If you’ve been onto the Brunel University London campus over the past few weeks, you may have noticed a few things out of the ordinary. From the cryptic poems displayed on the public announcement screen, to the fluttering windsocks proudly flying from the lecture centre, something, it seems, is afoot.

That something, it turns out, is Phil Coy, Brunel’s first ever artist-in-residence, who for the past year had been developing work commissioned by two of Brunel’s best-known figures, Prof Akram Khan, professor of experimental particle physics, and Prof Will Self, professor of modern thought, that give a sense of the university’s history and sense of place on the outskirts of London.

To celebrate the successful end of the residency, Brunel is running a public programme of Phil’s works which features a walking tour, a talk from the artist and an ‘in-conversation’ discussion with Prof Khan, where the two will have an opportunity to reflect on the broad and diverse range of pieces produced over the past year.

Before the public arrive however, we were given the exciting opportunity to get a personal tour of the works currently in place, and to quiz the man behind the art about his work…

Tickets are available for both the Friday (29/11) and Sunday’s (1/12) Public Programmes – click through for details.

For further information, please visit brunel.ac.uk/news-and-events/events/2019/Brunels-Artist-in-Residence-A-Public-Programme

Site Office [closed circuit meditation facility]

The first stop on our tour is Site Office [closed circuit meditation facility], located in a portacabin at the back of Brunel’s iconic Lecture Centre – a building made famous (or infamous) by Stanley Kubrick’s dystopian masterpiece A Clockwork Orange.

Inside we find a sweetly fragrant meditation space, where we settle down in front of 18 CCTV screens, each showing a different snapshot from somewhere on Brunel’s campus.  A group of around 30 people – staff, students and members of the public – snake between the screens in an ongoing figure of eight, “like a serpent eating its own tail,” as Phil puts it. There’s no sound except the distance hustle and bustle of the campus outside the portacabin.
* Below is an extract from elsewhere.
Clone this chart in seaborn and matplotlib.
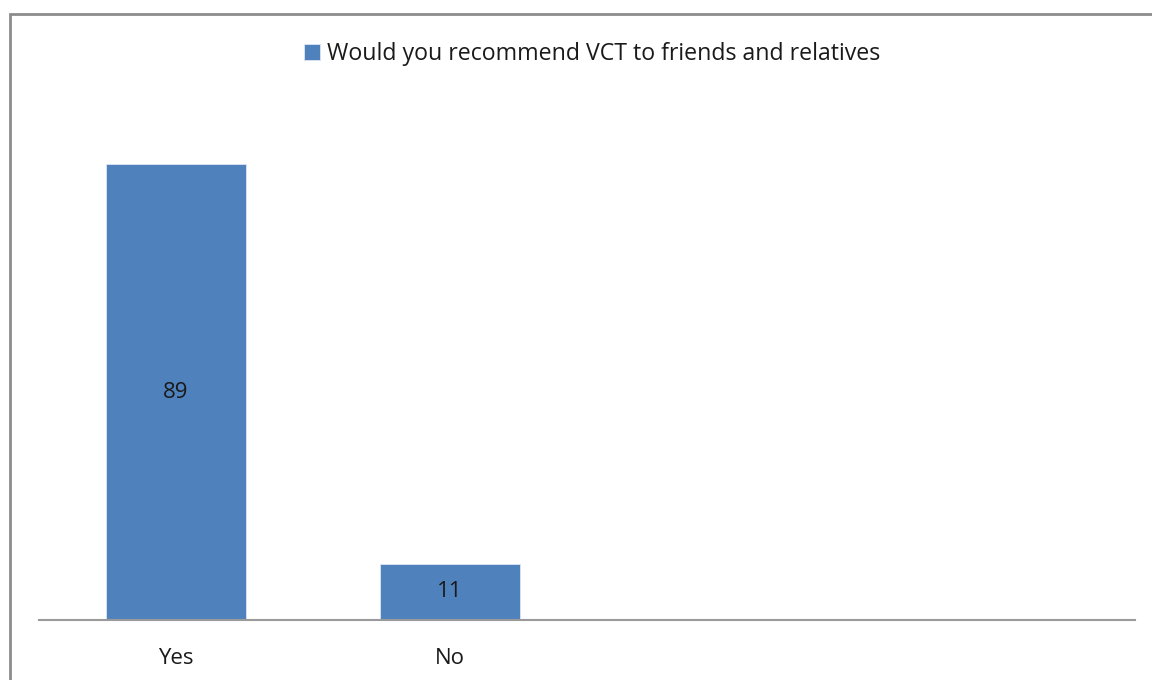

“I’ve worked with CCTV before, so it’s an ongoing fascination,” Phil tells us. “When I realised earlier in the year that it might be possible to work with Brunel’s CCTV system, it was an exciting prospect, because it’s not normally something you can do. The CCTV really allows us to see the University as a microcosm of society. It’s like we’re looking into a model, and I think that’s a valuable perspective to have – it’s a scale you can work with and try things out on.”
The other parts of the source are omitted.